Nesta fase inicial dos testes estão sendo coletadas amostras tanto para a técnica PCR quanto para a RT-LAMP. O objetivo é confrontar os resultados. Gabriela Duarte explica que nas 85 coletas dos trabalhadores do transporte coletivo os resultados de ambos os testes concordaram em 100%. “Vamos continuar com essa fase de validação para dar maior robustez à pesquisa, para ver qual é a especificidade e a sensibilidade do teste”, diz. Ela acredita que o diagnóstico estará disponível para a sociedade dentro de muito pouco tempo.
UFG comprou equipamentos
Os recursos destinados pelo MPT em Goiás para a pesquisa possibilitaram a compra de três cabines de segurança para material biológico, ultrafreezer para conservação de amostras, de equipamentos de proteção individual (EPIs) e de reagentes. “Além de estruturar o laboratório, já fizemos um primeiro teste experimental com o pessoal do transporte coletivo”, detalha Gabriela Duarte.

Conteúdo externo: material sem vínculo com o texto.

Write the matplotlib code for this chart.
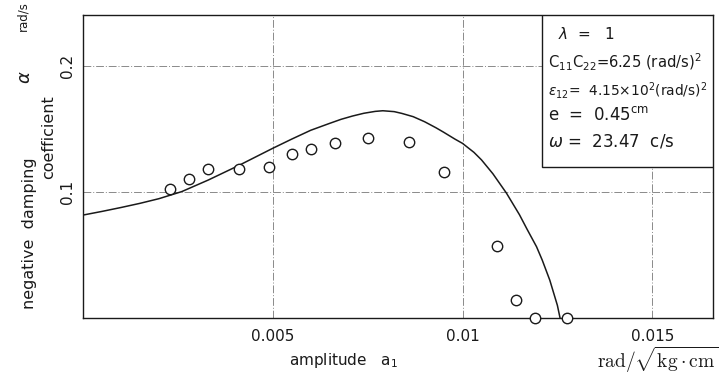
import matplotlib
matplotlib.use("Agg")
import matplotlib.pyplot as plt
from matplotlib.patches import Rectangle

plt.rcParams['font.family'] = ['DejaVu Sans']
plt.rcParams['mathtext.fontset'] = 'dejavusans'

# Calculated negative damping coefficient vs amplitude
curve_amp = [0, 0.0005, 0.001, 0.0015, 0.002, 0.0026, 0.0033, 0.0041, 0.005,
             0.0055, 0.006, 0.0065, 0.0068, 0.0071, 0.0074, 0.0077, 0.0079,
             0.0082, 0.0084, 0.0087, 0.009, 0.0093, 0.0095, 0.0098, 0.01,
             0.0103, 0.0105, 0.0108, 0.01116, 0.0113, 0.0115, 0.0117, 0.01195,
             0.0121, 0.0123, 0.0125, 0.01257]
curve_alpha = [0.0817, 0.0846, 0.0877, 0.091, 0.0947, 0.1003, 0.1095, 0.1210,
               0.1347, 0.1420, 0.1490, 0.1545, 0.1577, 0.1603, 0.1625, 0.1640,
               0.1645, 0.1638, 0.1624, 0.1598, 0.1558, 0.1510, 0.1475, 0.1420,
               0.1386, 0.1315, 0.1255, 0.1145, 0.0990, 0.0920, 0.0820, 0.0705,
               0.0566, 0.0460, 0.0300, 0.0100, 0.0]

# Measured values
meas_amp = [0.0023, 0.0028, 0.0033, 0.0041, 0.0049, 0.0055, 0.0060, 0.00665,
            0.0075, 0.0086, 0.0095, 0.0109, 0.0114, 0.0119, 0.01275]
meas_alpha = [0.102, 0.110, 0.118, 0.118, 0.120, 0.130, 0.134, 0.139,
              0.143, 0.140, 0.116, 0.057, 0.014, 0.0, 0.0]

x_ticks = [0.005, 0.01, 0.015]
x_tick_labels = ['0.005', '0.01', '0.015']
y_ticks = [0.1, 0.2]
y_tick_labels = ['0.1', '0.2']

ink = '#1a1a1a'

fig = plt.figure(figsize=(7.2, 3.8), dpi=100)
ax = fig.add_axes([83 / 720, 62 / 380, 630 / 720, 303 / 380])
ax.set_xlim(0, 0.0166)
ax.set_ylim(0, 0.2405)

ax.plot(curve_amp, curve_alpha, color=ink, lw=1.1, zorder=3)
ax.plot(meas_amp, meas_alpha, linestyle='none', marker='o', ms=7.5,
        mfc='white', mec=ink, mew=1.0, zorder=4, clip_on=False)

ax.set_xticks(x_ticks)
ax.set_xticklabels(x_tick_labels)
ax.set_yticks(y_ticks)
ax.set_yticklabels(y_tick_labels, rotation=90, va='center')
ax.tick_params(length=0, labelsize=11, colors=ink, pad=8)
ax.tick_params(axis='y', pad=6)
ax.grid(True, color='#8a8a8a', lw=0.7, linestyle=(0, (8, 2, 1, 2)), zorder=1)
for s in ax.spines.values():
    s.set_color(ink)
    s.set_linewidth(1.0)

# Parameter box in the upper right corner
box = Rectangle((0.7286, 0.498), 1 - 0.7286, 1 - 0.498, transform=ax.transAxes,
                facecolor='white', edgecolor=ink, lw=1.0, zorder=5)
ax.add_patch(box)
tk = dict(transform=ax.transAxes, color=ink, zorder=6, va='center')
ax.text(0.754, 0.937, r'$\lambda$  =   1', fontsize=11, **tk)
ax.text(0.738, 0.845, r'C$_{11}$C$_{22}$=6.25 (rad/s)$^2$', fontsize=10.6, **tk)
ax.text(0.738, 0.752, r'$\epsilon_{12}$=  4.15$\times$10$^2$(rad/s)$^2$',
        fontsize=9.9, **tk)
ax.text(0.738, 0.670, r'e  =  0.45$^{\rm cm}$', fontsize=12, **tk)
ax.text(0.738, 0.581, r'$\omega$ =  23.47  c/s', fontsize=12, **tk)

# Axis labels
fig.text(343 / 720, 1 - 360 / 380, r'amplitude   a$_1$', ha='center', va='center',
         fontsize=11, color=ink)
fig.text(718 / 720, 1 - 360 / 380, r'$\mathrm{rad}/\sqrt{\mathrm{kg\cdot cm}}$',
         ha='right', va='center', fontsize=14, color=ink,
         math_fontfamily='cm')
fig.text(30 / 720, 1 - 233 / 380, 'negative  damping', rotation=90,
         ha='center', va='center', fontsize=11.5, color=ink)
fig.text(49 / 720, 1 - 137 / 380, 'coefficient', rotation=90,
         ha='center', va='center', fontsize=11.5, color=ink)
fig.text(25 / 720, 1 - 77 / 380, r'$\alpha$', rotation=90,
         ha='center', va='center', fontsize=13, color=ink)
fig.text(23 / 720, 1 - 16 / 380, 'rad/s', rotation=90,
         ha='center', va='center', fontsize=8.5, color=ink)

fig.savefig('out.png', dpi=100)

Ela conta que a pesquisa começou em março, no início da pandemia, e como o ritmo foi intenso, o pouco que tinha em estoque para um ano foi utilizado em uma semana. “Cheguei a usar recurso do meu bolso, mas chegou num ponto que a pesquisa iria parar porque não teríamos como bancar.
Pesquisa não é fácil. É tudo muito demorado e nem sempre os resultados vêm no jeito e na velocidade que a gente espera .” O projeto também foi contemplado com editais da Fundação de Apoio à Pesquisa do Estado de Goiás (Fapeg) e do CNPq. O procurador Tiago Ranieri lembra que é impossível mensurar os benefícios que a pesquisa irá trazer para a sociedade ao longo do tempo tanto no combate desta pandemia quanto de outras ocorrências endêmicas de saúde. “A equipe estará mais estruturada também para outros cenários.”
O procurador-chefe do MPT em Goiás afirma que o projeto tem até uma importância histórica por mudar o quadro de sucateamento enfrentado pelos pesquisadores. “A universidade e os professores ficam com pires na mão correndo atrás de recursos. Muitos se cansam e são cooptados por outros países. A pandemia está desconstruindo este momento de trevas que a pesquisa brasileira estava passando”, diz Tiago Ranieri.
“Para meu grupo de pesquisa a destinação deste recurso foi fantástica. É um incentivo muito grande. Já submetemos um artigo, fruto deste trabalho, para uma revista internacional. Para a UFG foi um enorme investimento porque os equipamentos adquiridos ficarão patrimoniados para a instituição. É um grande avanço”, comemora Gabriela Duarte.